Task to carry out:
Copy each line of the records that holds the string "this".

Given entries:
━━━
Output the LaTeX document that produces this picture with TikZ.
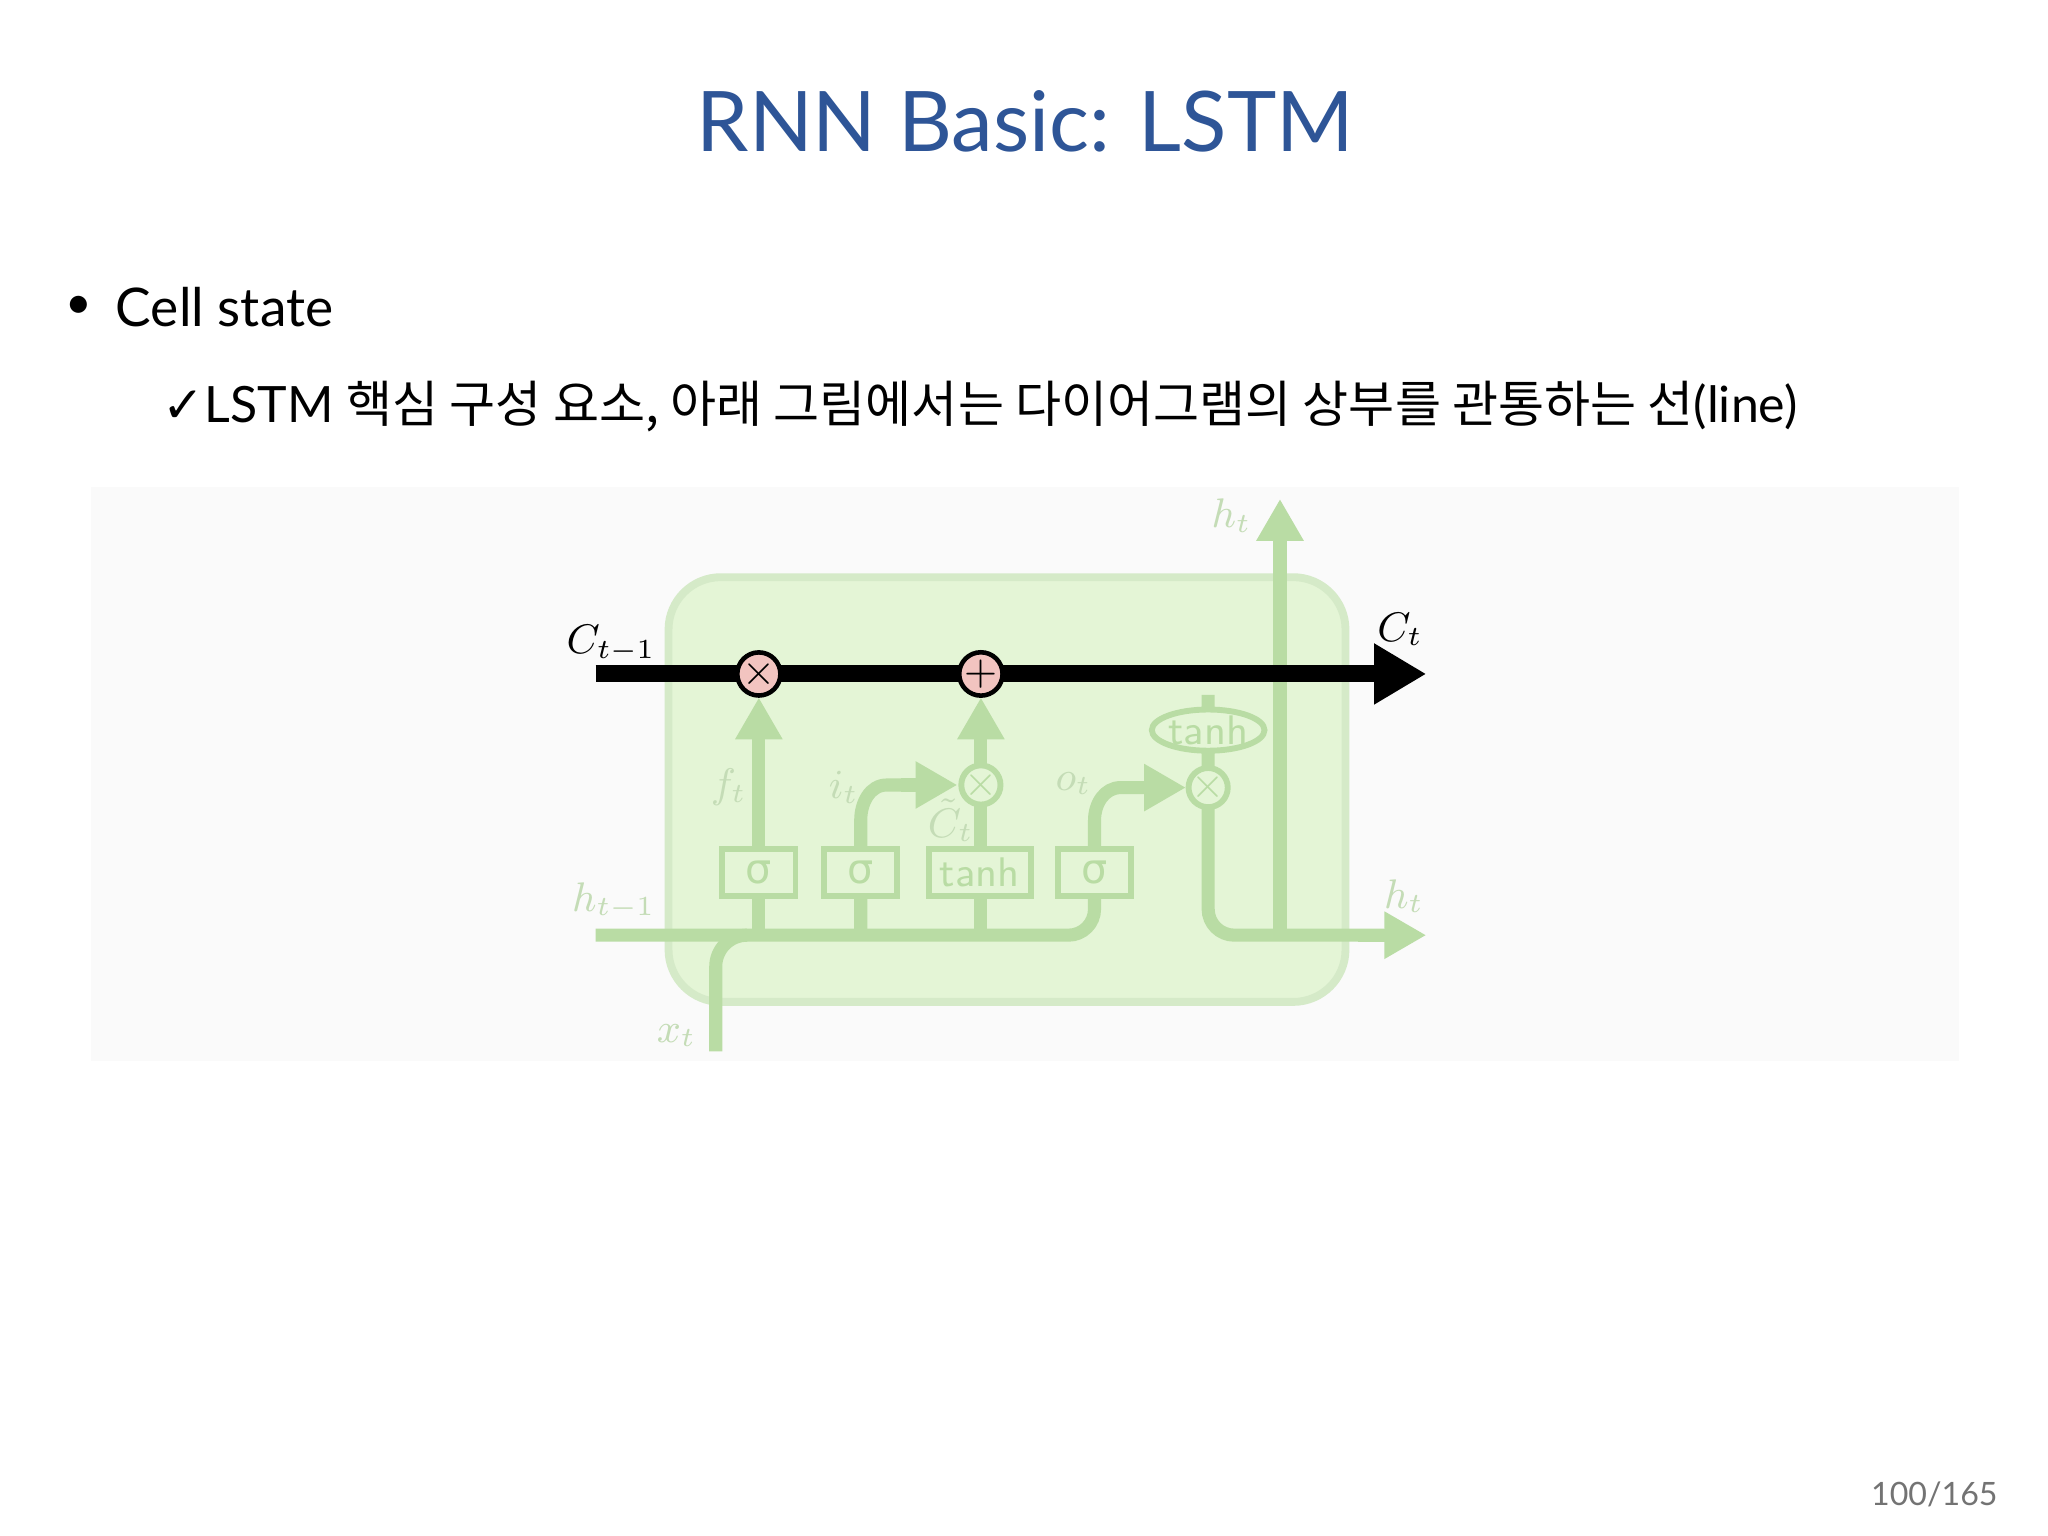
\documentclass[tikz,border=0pt]{standalone}
\usepackage{fontspec}
\setmainfont{Lato}
\newfontfamily\kr{Noto Sans CJK KR}
\newfontfamily\djv{DejaVu Sans}
\usetikzlibrary{arrows.meta,shapes.geometric}
\definecolor{ttl}{HTML}{2E5597}
\definecolor{fad}{HTML}{B9DCA4}
\definecolor{fadt}{HTML}{C4DCB6}
\definecolor{cellg}{HTML}{E4F5D6}
\definecolor{pinkc}{HTML}{F2C4C0}
\tikzset{
 fline/.style={draw=fad,line width=1.0mm},
 ftip/.style={-{Triangle[length=3.2mm,width=3.4mm]}},
 fbox/.style={draw=fad,line width=0.45mm,fill=cellg,minimum height=0.36cm,text=fad,font=\sffamily\small,inner sep=1pt},
 fcirc/.style={draw=fad,line width=0.45mm,fill=cellg,circle,minimum size=0.3cm,inner sep=0,text=fad,font=\sffamily\small},
 flab/.style={text=fadt,font=\small},
 pc/.style={circle,draw=black,line width=0.35mm,fill=pinkc,minimum size=0.33cm,inner sep=0,font=\sffamily\small}
}
\begin{document}
\begin{tikzpicture}[x=0.01cm,y=-0.01cm]
\path[fill=white] (0,0) rectangle (1568,1176);
\node[text=ttl,font=\fontsize{18.2}{22}\selectfont] (title) at (785,93) {RNN Basic: LSTM};
\node[font=\fontsize{10}{12}\selectfont] (bul) at (60,235) {•};
\node[anchor=west,font=\fontsize{11.6}{14}\selectfont,inner sep=0] (cs) at (88,235) {Cell state};
\node[anchor=west,font=\fontsize{10.9}{13}\selectfont,inner sep=0] (sub) at (124,311) {{\djv ✓}LSTM {\kr 핵심 구성 요소, 아래 그림에서는 다이어그램의 상부를 관통하는 선}(line)};
\path[fill=black!2] (70,373) rectangle (1500,812);
\node[draw=fad!60,line width=0.6mm,fill=cellg,rounded corners=0.4cm,minimum width=5.18cm,minimum height=3.25cm] (cell) at (771,604.5) {};
\draw[fline] (456,716) -- (818,716) to[out=0,in=-90] (838,696) -- (838,628) to[out=90,in=180] (858,603) -- (880,603);
\draw[fline,ftip] (860,603) -- (908,603);
\draw[fline] (548,805) -- (548,740) to[out=90,in=180] (572,716);
\draw[fline] (581,716) -- (581,560);
\draw[fline,ftip] (581,570) -- (581,534);
\draw[fline] (659,716) -- (659,628) to[out=90,in=180] (679,601) -- (700,601);
\draw[fline,ftip] (690,601) -- (733,601);
\draw[fline] (751,716) -- (751,560);
\draw[fline,ftip] (751,570) -- (751,534);
\draw[fline] (925,532) -- (925,696) to[out=-90,in=180] (945,716) -- (1060,716);
\draw[fline,ftip] (1040,716) -- (1092,716);
\draw[fline] (980,716) -- (980,420);
\draw[fline,ftip] (980,430) -- (980,382);
\node[fbox,minimum width=0.56cm,font=\djv\small] (s1) at (581,668) {σ};
\node[fbox,minimum width=0.56cm,font=\djv\small] (s2) at (659,668) {σ};
\node[fbox,minimum width=0.78cm] (th) at (750,668) {tanh};
\node[fbox,minimum width=0.56cm,font=\djv\small] (s3) at (838,668) {σ};
\node[fcirc] (m1) at (751,601) {×};
\node[fcirc] (m2) at (925,603) {×};
\node[draw=fad,line width=0.45mm,fill=cellg,ellipse,minimum width=0.78cm,minimum height=0.3cm,inner sep=0,text=fad,font=\sffamily\small] (te) at (925,559) {tanh};
\node[flab] at (558,603) {$f_t$};
\node[flab] at (646,603) {$i_t$};
\node[flab,inner sep=0] at (728,628) {$\tilde C_t$};
\node[flab] at (822,600) {$o_t$};
\node[flab] at (943,395) {$h_t$};
\node[flab] at (1075,686) {$h_t$};
\node[flab] at (470,690) {$h_{t-1}$};
\node[flab] at (518,793) {$x_t$};
\coordinate (cin) at (456,516);
\coordinate (cout) at (1092,516);
\draw[line width=1.3mm,-{Triangle[length=4mm,width=4.4mm]}] (cin) -- (cout);
\node[pc] (x1) at (581,516) {×};
\node[pc] (p1) at (751,516) {+};
\node[font=\small] at (468,493) {$C_{t-1}$};
\node[font=\small] at (1072,482) {$C_t$};
\node[text=black!55,font=\fontsize{7}{8}\selectfont] (pg) at (1481,1144) {100/165};
\end{tikzpicture}
\end{document}
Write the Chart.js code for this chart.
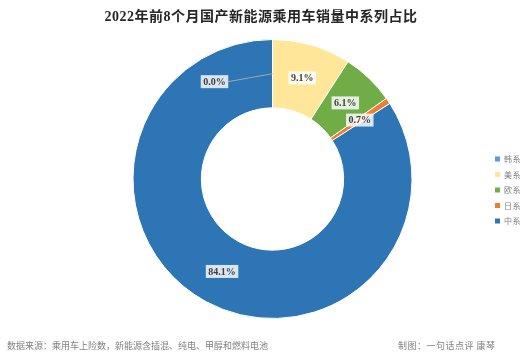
<!DOCTYPE html>
<html>
<head>
<meta charset="utf-8">
<script src="https://cdn.jsdelivr.net/npm/chart.js@4.4.1/dist/chart.umd.min.js"></script>
<style>
  html, body { margin: 0; padding: 0; background: #fff; }
  canvas { display: block; }
</style>
</head>
<body>
<canvas id="grafico" width="530" height="354"></canvas>
<script>
// datos
const categorias = ['韩系', '美系', '欧系', '日系', '中系'];
const porcentajes = [0.0, 9.1, 6.1, 0.7, 84.1];
const colores = ['#5B9BD5', '#FFE699', '#70AD47', '#ED7D31', '#2E75B6'];

const titulo = '2022年前8个月国产新能源乘用车销量中系列占比';
const notaFuente = '数据来源：乘用车上险数，新能源含插混、纯电、甲醇和燃料电池';
const notaAutor = '制图：一句话点评 康琴';

const fuenteCJK = '"Liberation Serif", "Noto Sans CJK SC", serif';

// textos, leyenda y etiquetas
const decorado = {
    id: 'decorado',
    afterDatasetsDraw(chart) {
        const ctx = chart.ctx;
        const meta = chart.getDatasetMeta(0);

        // etiquetas de datos
        ctx.save();
        ctx.font = 'bold 10px "Liberation Serif", serif';
        ctx.textAlign = 'center';
        ctx.textBaseline = 'middle';
        meta.data.forEach((arc, i) => {
            const p = arc.tooltipPosition();
            let x = p.x, y = p.y;
            const txt = porcentajes[i].toFixed(1) + '%';
            const w = ctx.measureText(txt).width + 5;
            const h = 13;
            if (porcentajes[i] === 0) {
                x = p.x - 58;
                y = p.y + 8;
                ctx.strokeStyle = '#A6A6A6';
                ctx.lineWidth = 1;
                ctx.beginPath();
                ctx.moveTo(x + w / 2, y);
                ctx.lineTo(p.x, p.y);
                ctx.stroke();
            }
            ctx.fillStyle = 'rgba(255,255,255,0.82)';
            ctx.fillRect(x - w / 2, y - h / 2, w, h);
            ctx.fillStyle = '#404040';
            ctx.fillText(txt, x, y + 0.5);
        });
        ctx.restore();
    },
    afterDraw(chart) {
        const ctx = chart.ctx;
        ctx.save();

        // titulo
        ctx.fillStyle = '#262626';
        ctx.font = 'bold 14px ' + fuenteCJK;
        ctx.letterSpacing = '0.5px';
        ctx.textAlign = 'center';
        ctx.textBaseline = 'middle';
        ctx.fillText(titulo, 261, 17);

        // leyenda
        ctx.letterSpacing = '0.5px';
        ctx.font = '8px "Noto Sans CJK SC", sans-serif';
        ctx.textAlign = 'left';
        categorias.forEach((c, i) => {
            const y = 159 + i * 15.5;
            ctx.fillStyle = colores[i];
            ctx.fillRect(495, y - 2.5, 5, 5);
            ctx.fillStyle = '#7F7F7F';
            ctx.fillText(c, 504, y);
        });

        // notas
        ctx.letterSpacing = '0px';
        ctx.font = '9px "Noto Sans CJK SC", sans-serif';
        ctx.fillStyle = '#808080';
        ctx.fillText(notaFuente, 7, 346);
        ctx.letterSpacing = '0.5px';
        ctx.fillText(notaAutor, 398, 346);
        ctx.restore();
    }
};

new Chart(document.getElementById('grafico'), {
    type: 'doughnut',
    data: {
        labels: categorias,
        datasets: [{
            data: porcentajes,
            backgroundColor: colores,
            borderColor: '#FFFFFF',
            borderWidth: 1
        }]
    },
    options: {
        responsive: false,
        animation: false,
        cutout: '51%',
        layout: {
            padding: { top: 39, bottom: 35, left: 132, right: 117 }
        },
        plugins: {
            legend: { display: false },
            tooltip: { enabled: false }
        }
    },
    plugins: [decorado]
});
</script>
</body>
</html>
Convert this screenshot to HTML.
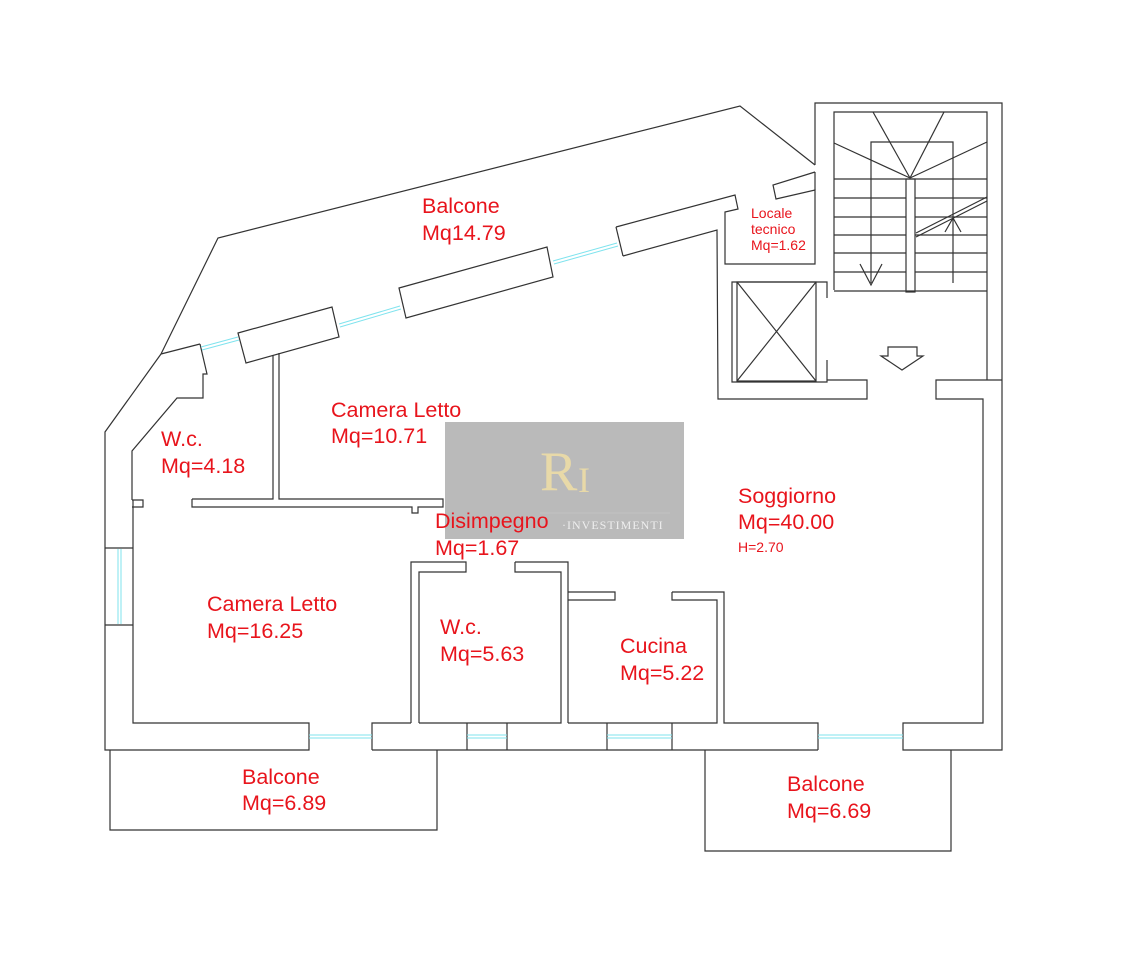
━━━
Complete answer:
Output the LaTeX document that produces this picture with TikZ.
Write the Chart.js code for this chart.
Convert this screenshot to HTML.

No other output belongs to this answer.